┏━━

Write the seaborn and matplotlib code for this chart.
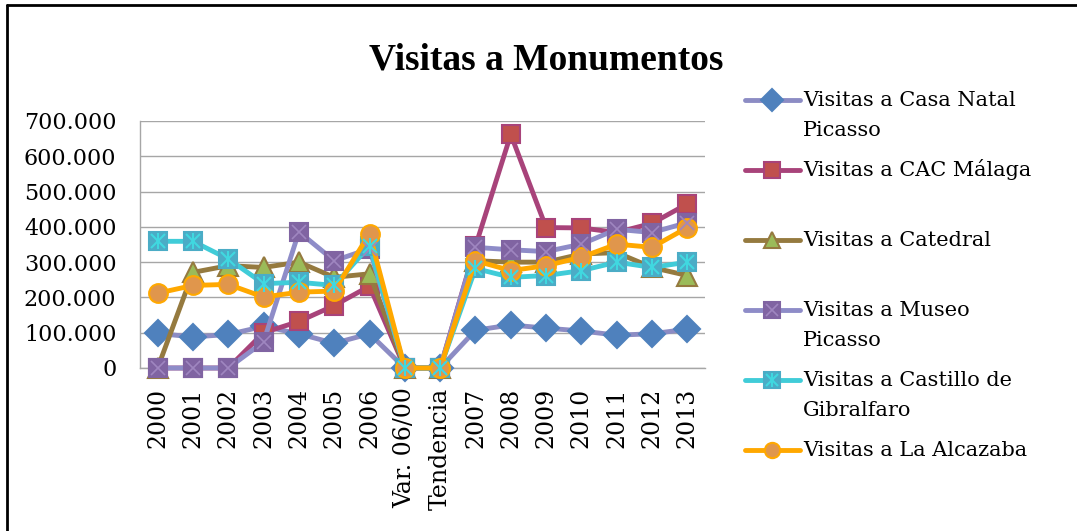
import numpy as np
import pandas as pd
import matplotlib.pyplot as plt
import seaborn as sns
from matplotlib.lines import Line2D
from matplotlib.ticker import FuncFormatter

sns.set_style("white")
plt.rcParams['font.family'] = ['DejaVu Serif']
plt.rcParams['text.color'] = 'black'
plt.rcParams['xtick.color'] = 'black'
plt.rcParams['ytick.color'] = 'black'

# Datos
categorias = ['2000', '2001', '2002', '2003', '2004', '2005', '2006', 'Var. 06/00',
              'Tendencia', '2007', '2008', '2009', '2010', '2011', '2012', '2013']
casa_natal = [98000, 88000, 95000, 118000, 97000, 70000, 97000, 0, 0,
              107000, 122000, 113000, 105000, 93000, 97000, 110000]
cac_malaga = [0, 0, 0, 100000, 132000, 177000, 232000, 0, 0,
              345000, 662000, 398000, 397000, 384000, 410000, 465000]
catedral = [0, 271000, 290000, 285000, 300000, 257000, 267000, 0, 0,
            304000, 300000, 300000, 323000, 327000, 285000, 262000]
museo_picasso = [0, 0, 0, 74000, 386000, 304000, 338000, 0, 0,
                 342000, 335000, 330000, 351000, 393000, 384000, 412000]
castillo = [359000, 359000, 309000, 239000, 243000, 234000, 346000, 0, 0,
            282000, 257000, 262000, 276000, 300000, 285000, 300000]
alcazaba = [212000, 234000, 237000, 201000, 215000, 218000, 381000, 0, 0,
            304000, 276000, 290000, 314000, 351000, 342000, 398000]

series = [
    ("Visitas a Casa Natal\nPicasso", casa_natal, '#8C8CC4', 'D', '#4F81BD', '#4F81BD', None),
    ("Visitas a CAC Málaga", cac_malaga, '#A8437A', 's', '#C0504D', '#A8437A', None),
    ("Visitas a Catedral", catedral, '#957A3F', '^', '#9BBB59', '#957A3F', None),
    ("Visitas a Museo\nPicasso", museo_picasso, '#8E8CC8', 's', '#8064A2', '#8064A2', 'x'),
    ("Visitas a Castillo de\nGibralfaro", castillo, '#40CCD8', 's', '#4BACC6', '#4BACC6', '*'),
    ("Visitas a La Alcazaba", alcazaba, '#FFA800', 'o', '#E0964C', '#FFA800', None),
]

W, H = 1077, 531
fig = plt.figure(figsize=(W / 100, H / 100), dpi=100)
ax = fig.add_axes([140 / W, 1 - 368 / H, 565 / W, (368 - 121) / H])

x = np.arange(len(categorias))
for nombre, vals, lc, mk, mfc, mec, extra in series:
    df = pd.DataFrame({'x': x, 'y': vals})
    sns.lineplot(data=df, x='x', y='y', ax=ax, color=lc, lw=3.5, marker=mk,
                 markersize=13.5 if mk != '^' else 14, markerfacecolor=mfc,
                 markeredgecolor=mec, markeredgewidth=1.5, clip_on=False, zorder=3)
    if extra == 'x':
        ax.plot(x, vals, ls='none', marker='x', ms=10, mew=1.2, color='#9F86C0',
                clip_on=False, zorder=4)
    elif extra == '*':
        ax.plot(x, vals, ls='none', marker='x', ms=10, mew=1.5, color='#40D8E0',
                clip_on=False, zorder=4)
        ax.plot(x, vals, ls='none', marker='|', ms=12, mew=1.5, color='#40D8E0',
                clip_on=False, zorder=4)

ax.set_xlim(-0.5, len(categorias) - 0.5)
ax.set_ylim(0, 700000)
ax.set_yticks(np.arange(0, 700001, 100000))
ax.yaxis.set_major_formatter(FuncFormatter(lambda v, p: f"{int(v):,}".replace(',', '.')))
ax.set_xticks(x)
ax.set_xticklabels(categorias, rotation=90)
ax.set_xticks(np.arange(-0.5, len(categorias), 1), minor=True)
ax.tick_params(axis='x', which='major', length=0, pad=14, labelsize=17)
ax.tick_params(axis='x', which='minor', length=6, color='#A6A6A6', direction='out')
ax.tick_params(axis='y', length=6, color='#A6A6A6', direction='out', labelsize=16, pad=11)
ax.grid(axis='y', color='#A6A6A6', lw=1)
ax.set_axisbelow(True)
for s in ['top', 'right']:
    ax.spines[s].set_visible(False)
for s in ['left', 'bottom']:
    ax.spines[s].set_color('#A6A6A6')
    ax.spines[s].set_linewidth(1)
ax.set_xlabel('')
ax.set_ylabel('')

fig.text(546 / W, 1 - 60 / H, 'Visitas a Monumentos', ha='center', va='center',
         fontsize=27, fontweight='bold', family='Liberation Serif')

# Leyenda
for i, (nombre, vals, lc, mk, mfc, mec, extra) in enumerate(series):
    yy = 1 - (100 + 70 * i) / H
    fig.add_artist(Line2D([745 / W, 800 / W], [yy, yy], color=lc, lw=3.5,
                          transform=fig.transFigure))
    fig.add_artist(Line2D([772 / W], [yy], ls='none', marker=mk, ms=11 if mk != '^' else 12,
                          mfc=mfc, mec=mec, mew=1.5, transform=fig.transFigure))
    if extra == 'x':
        fig.add_artist(Line2D([772 / W], [yy], ls='none', marker='x', ms=8, mew=1.2,
                              color='#9F86C0', transform=fig.transFigure))
    elif extra == '*':
        fig.add_artist(Line2D([772 / W], [yy], ls='none', marker='x', ms=8, mew=1.5,
                              color='#40D8E0', transform=fig.transFigure))
        fig.add_artist(Line2D([772 / W], [yy], ls='none', marker='|', ms=10, mew=1.5,
                              color='#40D8E0', transform=fig.transFigure))
    for j, linea in enumerate(nombre.split('\n')):
        fig.text(803 / W, yy - 31 * j / H, linea, ha='left', va='center', fontsize=15)

# Marco
fig.add_artist(Line2D([7 / W, 1], [1 - 5 / H, 1 - 5 / H], color='black', lw=2,
                      transform=fig.transFigure))
fig.add_artist(Line2D([7 / W, 7 / W], [0, 1 - 5 / H], color='black', lw=2,
                      transform=fig.transFigure))

fig.savefig('out.png', dpi=100)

┗━━

→ Task instructions
Only the lines from the top of the data through the line with "from matplotlib.ticker import FuncFormatter" should be quoted, exactly and with both ends kept; skip the pictures.

→ Task response
Write the seaborn and matplotlib code for this chart.
import numpy as np
import pandas as pd
import matplotlib.pyplot as plt
import seaborn as sns
from matplotlib.lines import Line2D
from matplotlib.ticker import FuncFormatter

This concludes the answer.